図3において、Financeグループに割り当てられたプロセッサ・リソースの大きさは黄色のグラフで示されている。このように、FinanceグループのSLO目標をオーバーした直後から段階的に割り当てが大きくなり、やがて一定のレベルに収束する。 ■National Semiconductorの事例 以上のような仮想スケールアウトは、すでに国内外で導入され始めている。そうした仮想スケールアウトの導入事例の1つとして、ここでは米国National Semiconductor(以下、NS)のケースを紹介したい。 NSでは、5台のSAPサーバについて、それぞれを物理的に独立したマシンで運用するスケールアウト構成を採用していた。しかし同社では、あるサーバが過負荷の状態となる場合でもほかのサーバは空き状態のままというアンバランスさに悩まされていた。また、SAPの機能拡張にともないサーバの負荷が上昇した際にも、柔軟な負荷分散が行えない状態であった。 こうした状況で同社が選んだのは、5台のサーバを2台のHP rp8400サーバにリプレースするというサーバ統合である。2台のHP rp8400サーバでは、それぞれに3つのvParsを設定し、合計で6つのSAPサーバとして運用する構成とした。うち2つはプロダクション用で、残る4つはテスト用である。ここでWLMを導入し、プロダクション用SAPサーバのプロセッサ利用率が80%を超えた場合、テスト用SAPサーバのプロセッサを自動的に借用する設定とした。 この仮想スケールアウト構成により、NSでは、5台のサーバを運用管理するコストを削減することができた。またプロセッサ・リソースをvPars間で共有することで、負荷の不均衡の悩みを解消することができたという。
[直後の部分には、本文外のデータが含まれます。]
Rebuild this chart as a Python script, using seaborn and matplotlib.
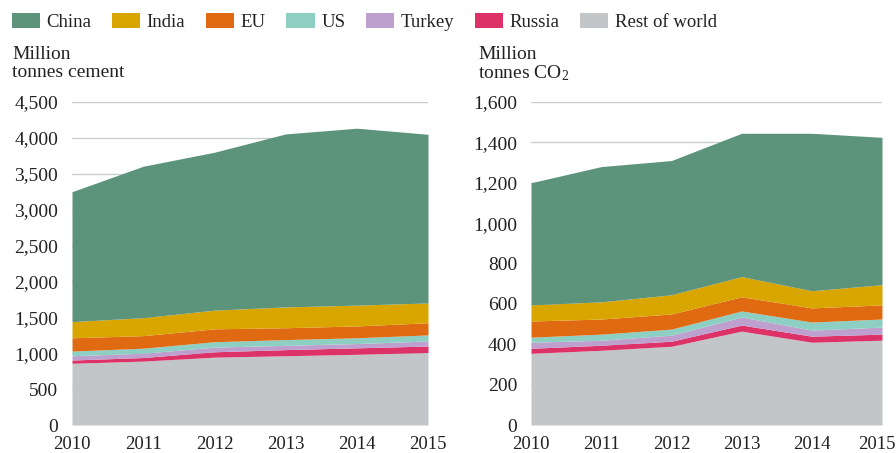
import matplotlib
matplotlib.use("Agg")
import matplotlib.pyplot as plt
import matplotlib.transforms as mtransforms
import seaborn as sns
from matplotlib.patches import Patch

# Values (million tonnes)
years = [2010, 2011, 2012, 2013, 2014, 2015]
regions = ["China", "India", "EU", "US", "Turkey", "Russia", "Rest of world"]

cement_china = [1810, 2110, 2200, 2410, 2465, 2350]
cement_india = [225, 250, 260, 290, 290, 275]
cement_eu = [185, 175, 180, 165, 165, 170]
cement_us = [65, 70, 75, 80, 80, 85]
cement_turkey = [60, 60, 65, 60, 60, 70]
cement_russia = [45, 50, 75, 85, 90, 90]
cement_rest = [860, 890, 945, 965, 985, 1010]

co2_china = [605, 670, 665, 710, 780, 730]
co2_india = [80, 85, 95, 100, 85, 100]
co2_eu = [80, 75, 75, 70, 70, 70]
co2_us = [25, 30, 30, 30, 40, 40]
co2_turkey = [30, 25, 30, 40, 30, 35]
co2_russia = [25, 25, 25, 30, 30, 30]
co2_rest = [355, 370, 390, 465, 410, 420]

cement_ticks = [0, 500, 1000, 1500, 2000, 2500, 3000, 3500, 4000, 4500]
co2_ticks = [0, 200, 400, 600, 800, 1000, 1200, 1400, 1600]

colors = sns.color_palette(["#5c937b", "#d9a600", "#e06a12", "#8ecfc4",
                            "#bea0cf", "#dd3268", "#c2c6c8"])

sns.set_theme(style="white")
plt.rcParams["font.family"] = ["Liberation Serif", "DejaVu Serif"]
plt.rcParams["mathtext.fontset"] = "custom"
plt.rcParams["mathtext.rm"] = "Liberation Serif"
plt.rcParams["mathtext.it"] = "Liberation Serif:italic"
text_col = "#222222"
grid_col = "#c9cfcf"

fig = plt.figure(figsize=(8.96, 4.53), dpi=100)
ax1 = fig.add_axes([72 / 896, 1 - 425 / 453, 356 / 896, 323 / 453])
ax2 = fig.add_axes([531 / 896, 1 - 425 / 453, 351 / 896, 323 / 453])


def draw(ax, layers, ticks, fmt):
    # stack from the bottom up: rest of world first, China on top
    ax.stackplot(years, *layers[::-1], colors=list(colors)[::-1], linewidth=0, zorder=2)
    ax.set_xlim(years[0], years[-1])
    ax.set_ylim(ticks[0], ticks[-1])
    ax.set_yticks(ticks)
    ax.set_yticklabels([fmt(t) for t in ticks])
    ax.set_xticks(years)
    ax.set_xticklabels([str(y) for y in years])
    ax.yaxis.grid(True, color=grid_col, linewidth=1, zorder=0)
    ax.xaxis.grid(False)
    for s in ax.spines.values():
        s.set_visible(False)
    ax.tick_params(axis="both", length=0, colors=text_col)
    ax.tick_params(axis="y", pad=10, labelsize=14)
    ax.tick_params(axis="x", pad=8, labelsize=13.5)
    ax.set_axisbelow(True)


draw(ax1, [cement_china, cement_india, cement_eu, cement_us, cement_turkey,
           cement_russia, cement_rest], cement_ticks, lambda t: f"{t:,}")
draw(ax2, [co2_china, co2_india, co2_eu, co2_us, co2_turkey,
           co2_russia, co2_rest], co2_ticks, lambda t: f"{t:,}")

# keep the last year label of the right panel inside the figure edge
last = ax2.get_xticklabels()[-1]
last.set_transform(last.get_transform() +
                   mtransforms.ScaledTranslation(-5 / 100, 0, fig.dpi_scale_trans))

fig.text(12 / 896, 1 - 46 / 453, "Million\ntonnes cement", fontsize=14,
         color=text_col, va="top", linespacing=1.05)
fig.text(478 / 896, 1 - 46 / 453, "Million\ntonnes CO$_2$", fontsize=14,
         color=text_col, va="top", linespacing=1.05)

handles = [Patch(facecolor=c, edgecolor="none") for c in colors]
fig.legend(handles, regions, loc="center left", bbox_to_anchor=(8 / 896, 1 - 22 / 453),
           ncol=7, frameon=False, fontsize=13.5, handlelength=1.5, handleheight=0.9,
           handletextpad=0.35, columnspacing=1.1, borderaxespad=0, borderpad=0.2,
           labelcolor=text_col)

fig.savefig("out.png", dpi=100)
日本HPは今年9月、これらの仮想化技術のさらなる機能強化プランを明らかにした。ここではそのいくつかを紹介し、仮想スケールアウトが今後どのような方向に進化しているのかを概観したい。 ■マルチOS環境での大規模ワークロード管理に対応するgWLM 今回の発表における目玉の1つが、大規模ワークロード管理に対応したGlobal Workload Manager(gWLM)である。2004年末にトライアル版の提供が予定されている。gWLMは、WLMと同じくvParsやpset、PRMをリアルタイムに制御し、一定のサービスレベルを達成する。WLMとの大きな違いは、gWLMは複数のサーバからなる大規模なワークロード管理のためのソリューションである点だ。そのために掲げられた目標は、「ソフトウェアのインストール後30分以内にvParsベースの仮想化環境を構成できること。」つまり、大規模でありながら管理の容易さに的を絞ったソリューションといえる。またLinuxプラットフォームも管理可能な点が特徴だ。
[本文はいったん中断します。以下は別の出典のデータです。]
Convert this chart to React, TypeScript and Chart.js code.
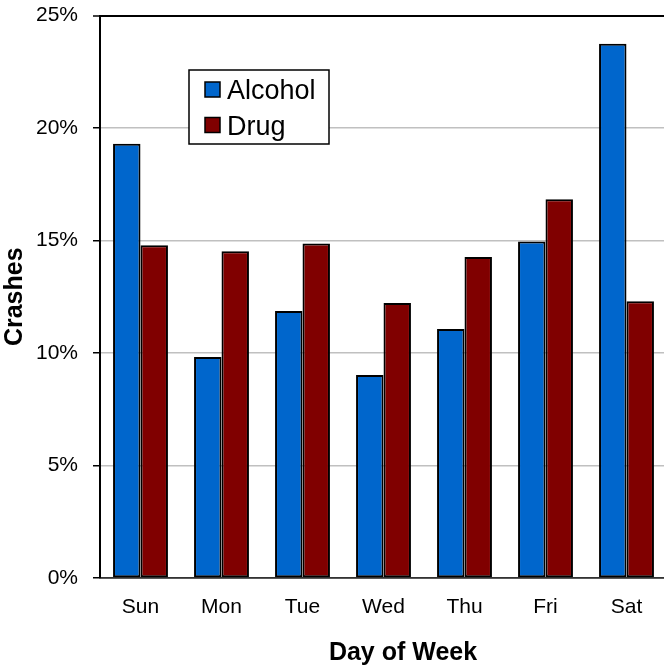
import React, { useEffect, useRef } from "react";
import { Chart, registerables } from "chart.js";

Chart.register(...registerables);

const days = ["Sun", "Mon", "Tue", "Wed", "Thu", "Fri", "Sat"];
const alcohol = [19.3, 9.82, 11.87, 9.02, 11.07, 14.96, 23.75];
const drug = [14.79, 14.52, 14.87, 12.22, 14.27, 16.83, 12.3];
const yTicks = [0, 5, 10, 15, 20, 25];
const seriesNames = ["Alcohol", "Drug"];
const seriesColors = ["#0066CC", "#800000"];

const FONT = '"Liberation Sans", Arial, Helvetica, sans-serif';

const legendPlugin = {
  id: "boxLegend",
  afterDatasetsDraw(chart: any) {
    const ctx = chart.ctx;
    const x0 = 189, y0 = 70, w = 140, h = 74;
    ctx.save();
    ctx.fillStyle = "#ffffff";
    ctx.fillRect(x0, y0, w, h);
    ctx.strokeStyle = "#000000";
    ctx.lineWidth = 1.5;
    ctx.strokeRect(x0, y0, w, h);
    ctx.font = `27px ${FONT}`;
    ctx.textBaseline = "alphabetic";
    ctx.textAlign = "left";
    chart.data.datasets.forEach((ds: any, i: number) => {
      const sy = 82 + i * 35.5;
      ctx.fillStyle = ds.backgroundColor;
      ctx.fillRect(205, sy, 15, 15);
      ctx.lineWidth = 1.5;
      ctx.strokeStyle = "#000";
      ctx.strokeRect(205, sy, 15, 15);
      ctx.fillStyle = "#000";
      ctx.fillText(ds.label, 227, 99 + i * 36);
    });
    ctx.restore();
  },
};

const xTitlePlugin = {
  id: "xTitle",
  afterDraw(chart: any) {
    const ctx = chart.ctx;
    ctx.save();
    ctx.font = `bold 25px ${FONT}`;
    ctx.fillStyle = "#000";
    ctx.textAlign = "center";
    ctx.textBaseline = "alphabetic";
    ctx.fillText("Day of Week", 403, 660);
    ctx.restore();
  },
};

export default function App() {
  const ref = useRef<HTMLCanvasElement>(null);
  useEffect(() => {
    if (!ref.current) return;
    Chart.defaults.font.family = FONT;
    const chart = new Chart(ref.current, {
      type: "bar",
      data: {
        labels: days,
        datasets: [
          {
            label: seriesNames[0],
            data: alcohol,
            backgroundColor: seriesColors[0],
            borderColor: "#000",
            borderWidth: 2,
            borderSkipped: false,
          },
          {
            label: seriesNames[1],
            data: drug,
            backgroundColor: seriesColors[1],
            borderColor: "#000",
            borderWidth: 2,
            borderSkipped: false,
          },
        ],
      },
      options: {
        responsive: false,
        animation: false,
        devicePixelRatio: 1,
        layout: { padding: { top: 15.5, right: 3, left: 0, bottom: 0 } },
        datasets: { bar: { categoryPercentage: 0.678, barPercentage: 1 } },
        plugins: {
          legend: { display: false },
          tooltip: { enabled: false },
        },
        scales: {
          x: {
            grid: { display: false, drawTicks: false },
            border: { display: true, color: "#333", width: 1.5 },
            ticks: {
              color: "#000",
              font: { size: 21 },
              padding: 17,
              maxRotation: 0,
            },
            afterFit: (s: any) => {
              s.height = 87;
              s.paddingLeft = 0;
              s.paddingRight = 0;
            },
          },
          y: {
            min: 0,
            max: 25,
            afterBuildTicks: (s: any) => {
              s.ticks = yTicks.map((v) => ({ value: v }));
            },
            grid: {
              color: (c: any) =>
                c.tick && (c.tick.value === 25 || c.tick.value === 0) ? "#000" : "#c0c0c0",
              lineWidth: (c: any) => (c.tick && c.tick.value === 25 ? 2 : 1.5),
              tickColor: "#000",
              tickLength: 7,
              tickWidth: 1.5,
            },
            border: { display: true, color: "#000", width: 2 },
            ticks: {
              color: "#000",
              font: { size: 21 },
              padding: 15,
              callback: (v: any) => `${v}%`,
            },
            title: {
              display: true,
              text: "Crashes",
              color: "#000",
              font: { size: 25, weight: "bold" },
              padding: { top: 0, bottom: 0 },
            },
            afterFit: (s: any) => {
              s.width = 100;
              s.paddingTop = 0;
              s.paddingBottom = 0;
            },
          },
        },
      },
      plugins: [legendPlugin, xTitlePlugin],
    });
    return () => chart.destroy();
  }, []);
  return (
    <div
      style={{
        position: "absolute",
        left: 0,
        top: 0,
        width: 664,
        height: 665,
        overflow: "hidden",
        background: "#fff",
      }}
    >
      <canvas ref={ref} width={670} height={665} style={{ display: "block" }} />
    </div>
  );
}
■セキュアOSでリソース・パーティションを強化 今回の発表では、HP-UXのセキュリティ強化機能も公表されている。2005年上期にリリース予定のSecure Resource Partition(以下、SRP)がそれだ。SRPは、これまでHP Virtual VaultのようなTrusted OS(セキュアOS)で提供されてきた厳格なセキュリティ保護機能を、標準のHP-UXで簡単かつ手軽に利用可能にする技術だ。 SRPでは、HP-UXのプロセスとファイルをセキュリティ的に分割する「コンパートメント」という概念が導入される。例えば、あるコンパートメントを利用するHP-UXユーザは、一定のアクセス権が与えられない限り、ほかのコンパートメント内のプロセスやファイルがまったく見えなくなる。それぞれのコンパートメントがあたかも別々のOSインスタンスであるかのような使用感だ。こうした徹底した隔離により、たとえ1つのコンパートメントがクラッキングを受けたとしても、それがOS全体に広がるのを防げる仕組みだ。 ■サブCPU単位の論理パーティションを実現するIVM またvParsと同じく論理パーティションを実現する技術として、2005年後半のリリースに向けて開発が進められているのがIntegrity Virtual Machines(IVM)である。このIVMはvParsにはない「サブCPU単位のパーティショニング」「マルチOSをサポート」「I/Oを共有」といった特徴を備える。
現状のvParsでは、1つのCPUに複数の論理パーティションを設定することができない。これに対し、IVMではCPU利用率の5%が最小分割単位となり、1つのCPU上に20の論理パーティションを設定できるようになる。よって1台のIntegrityサーバで数十ものOSを並行して運用することさえ可能だ。またIVMではゲストOSとしてHP-UXに加えてLinuxをサポートする予定だ。 以上、サーバ仮想化による仮想スケールアウトに注目し、それを支えるパーティショニング技術のメカニズムを解説した。もちろん、通常のスケールアウトにするか仮想スケールアウトとするかは、導入時のシステム構成・コスト、運用コスト、将来的なシステム構成・コストに留意して選択する必要がある。仮想スケールアウトがさらに浸透すれば、ITエンジニアはやがて「形のないサーバ」だけを扱うようになり、データセンターに出向く機会は皆無となるかもしれない。